A couple of things have caught my eye. The first is a Polaroid AutoProcessor 35mm and the second is Polaroid 35mm Power Processor. I've done some searching but I can't find any information on these. 

Is anyone able to tell me what they do and what they do it with? I'm assuming you chuck in a roll of 35mm and it'll process it for you. But will it only process Polaroid film? Does it need special chemicals?


----------



## chris

The processors are only for a Polaroid slide film that was sold complete with a chemical pack; you can not use them for E6 processing. The film and chemicals were slotted into the processor, you turned a handle or pressed a button depending on whether or not you had the manual or powered version and after a few minutes you had a processed slide film.
The colour film was low speed, no more than 25 ISO if remember correctly, and appeared to have a dark mask on one side that made the slides a bit dense for projection.
In addition to a 'normal' colour slide film there was one which gave a white on blue image from a black on white original.

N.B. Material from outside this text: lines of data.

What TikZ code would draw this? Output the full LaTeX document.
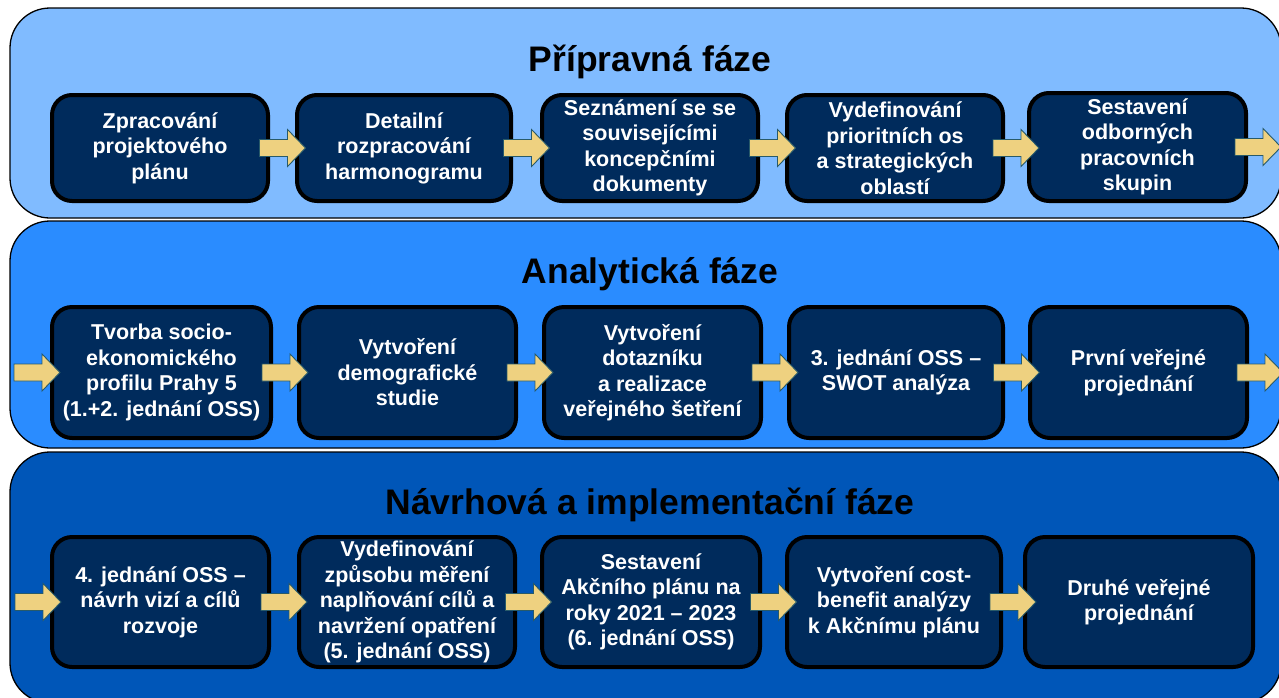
\documentclass[tikz,border=0pt]{standalone}
\usepackage{fontspec}
\setmainfont{Liberation Sans}
\usetikzlibrary{calc}
\definecolor{bandA}{RGB}{128,187,255}
\definecolor{bandB}{RGB}{42,140,255}
\definecolor{bandC}{RGB}{0,86,184}
\definecolor{boxfill}{RGB}{0,43,92}
\definecolor{arrowfill}{RGB}{238,209,128}
\definecolor{arrowline}{RGB}{40,90,105}
\newcommand\boxfont{\fontsize{21.5}{25.5}\selectfont\bfseries}
\newcommand\titlefont{\fontsize{35.5}{40}\selectfont\bfseries}
\tikzset{
 band/.style={draw=black, line width=1.3pt, rounded corners=40pt},
 stepbox/.style={draw=black, line width=4pt, fill=boxfill, rounded corners=20pt, text=white, font=\boxfont, align=center, inner sep=0pt},
 phasetitle/.style={font=\titlefont, text=black, anchor=base},
 flowarrow/.style={fill=arrowfill, draw=arrowline, line width=0.9pt, line join=miter},
}
\newcommand\flow[2]{%
 \draw[flowarrow] let \p1=(#1), \p2=(#2), \p3=($(\p1)!0.5!(\p2)$) in
 (\x3-23pt,\y1+8.5pt) -- (\x3+5pt,\y1+8.5pt) -- (\x3+5pt,\y1+18.5pt) -- (\x3+23pt,\y1)
 -- (\x3+5pt,\y1-18.5pt) -- (\x3+5pt,\y1-8.5pt) -- (\x3-23pt,\y1-8.5pt) -- cycle;}
\begin{document}
\begin{tikzpicture}[x=1pt,y=-1pt]
\useasboundingbox (0,0) rectangle (1279,697);
\clip (0,0) rectangle (1279,697);
\fill[white] (0,0) rectangle (1279,697);
% bands
\path[band, fill=bandA] (10,8) rectangle (1281,218);
\path[band, fill=bandB] (10,221) rectangle (1281,448);
\path[band, fill=bandC] (10,452) rectangle (1281,703);
% titles
\node[phasetitle] (t1) at (650,71) {Přípravná fáze};
\node[phasetitle] (t2) at (650,283) {Analytická fáze};
\node[phasetitle] (t3) at (650,514) {Návrhová a implementační fáze};
% row 1
\node[stepbox, minimum width=216, minimum height=106] (r1a) at (160,148) {Zpracování\\projektového\\plánu};
\node[stepbox, minimum width=214, minimum height=106] (r1b) at (404,148) {Detailní\\rozpracování\\harmonogramu};
\node[stepbox, minimum width=216, minimum height=106] (r1c) at (650,148) {Seznámení se se\\souvisejícími\\koncepčními\\dokumenty};
\node[stepbox, minimum width=216, minimum height=106] (r1d) at (895,148) {Vydefinování\\prioritních os\\a strategických\\oblastí};
\node[stepbox, minimum width=217, minimum height=108] (r1e) at (1137.5,147) {Sestavení\\odborných\\pracovních\\skupin};
% row 2
\node[stepbox, minimum width=219, minimum height=131] (r2a) at (161.5,372.5) {Tvorba socio-\\ekonomického\\profilu Prahy 5\\(1.+2. jednání OSS)};
\node[stepbox, minimum width=217, minimum height=131] (r2b) at (407.5,372.5) {Vytvoření\\demografické\\studie};
\node[stepbox, minimum width=217, minimum height=131] (r2c) at (652.5,372.5) {Vytvoření\\dotazníku\\a realizace\\veřejného šetření};
\node[stepbox, minimum width=214, minimum height=131] (r2d) at (896,372.5) {3. jednání OSS –\\SWOT analýza};
\node[stepbox, minimum width=217, minimum height=131] (r2e) at (1138.5,372.5) {První veřejné\\projednání};
% row 3
\node[stepbox, minimum width=217, minimum height=130] (r3a) at (160.5,602) {4. jednání OSS –\\návrh vizí a cílů\\rozvoje};
\node[stepbox, minimum width=216, minimum height=130] (r3b) at (407,602) {Vydefinování\\způsobu měření\\naplňování cílů a\\navržení opatření\\(5. jednání OSS)};
\node[stepbox, minimum width=218, minimum height=130] (r3c) at (651,602) {Sestavení\\Akčního plánu na\\roky 2021 – 2023\\(6. jednání OSS)};
\node[stepbox, minimum width=214, minimum height=130] (r3d) at (894,602) {Vytvoření cost-\\benefit analýzy\\k Akčnímu plánu};
\node[stepbox, minimum width=228, minimum height=130] (r3e) at (1139,602) {Druhé veřejné\\projednání};
% free ends
\coordinate (out1) at (1268,148);
\coordinate (in2) at (24,372.5);
\coordinate (out2) at (1271,372.5);
\coordinate (in3) at (26,602);
% connectors
\flow{r1a.east}{r1b.west}
\flow{r1b.east}{r1c.west}
\flow{r1c.east}{r1d.west}
\flow{r1d.east}{r1e.west}
\flow{r1e.east}{out1}
\flow{in2}{r2a.west}
\flow{r2a.east}{r2b.west}
\flow{r2b.east}{r2c.west}
\flow{r2c.east}{r2d.west}
\flow{r2d.east}{r2e.west}
\flow{r2e.east}{out2}
\flow{in3}{r3a.west}
\flow{r3a.east}{r3b.west}
\flow{r3b.east}{r3c.west}
\flow{r3c.east}{r3d.west}
\flow{r3d.east}{r3e.west}
\end{tikzpicture}
\end{document}
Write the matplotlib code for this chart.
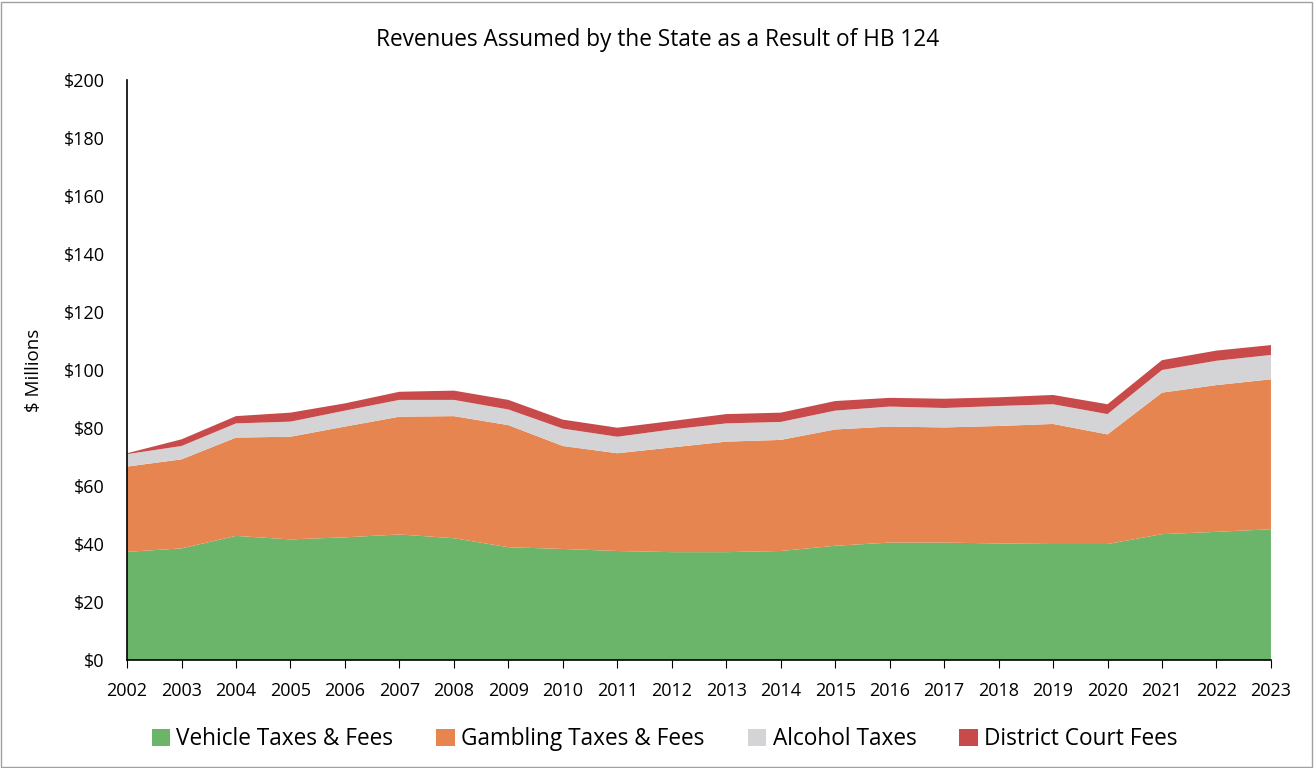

This was used for slide presentations of text or line images - this was all long before the advent of Power Point Presentations etc when it was usual for lectures and presentations to be accompanied by projected 35mm slides.
I don't know if the films are still available; I was never impressed with the results from the colour film; you had to put up with low speed to get a grainy murky image all at considerably more than the cost of a conventional film and processing.
I guess that when the film was introduced in the mid to late 1980s E6 processing was still a fairly long process requiring several processing stages and fast processing was worth the extra money and moderate results for some uses. However, with the advent of short processing times for film and the increasing use of digital equipment there is probably no place for this system now.


----------



## ferny

Thanks a lot Chris.


----------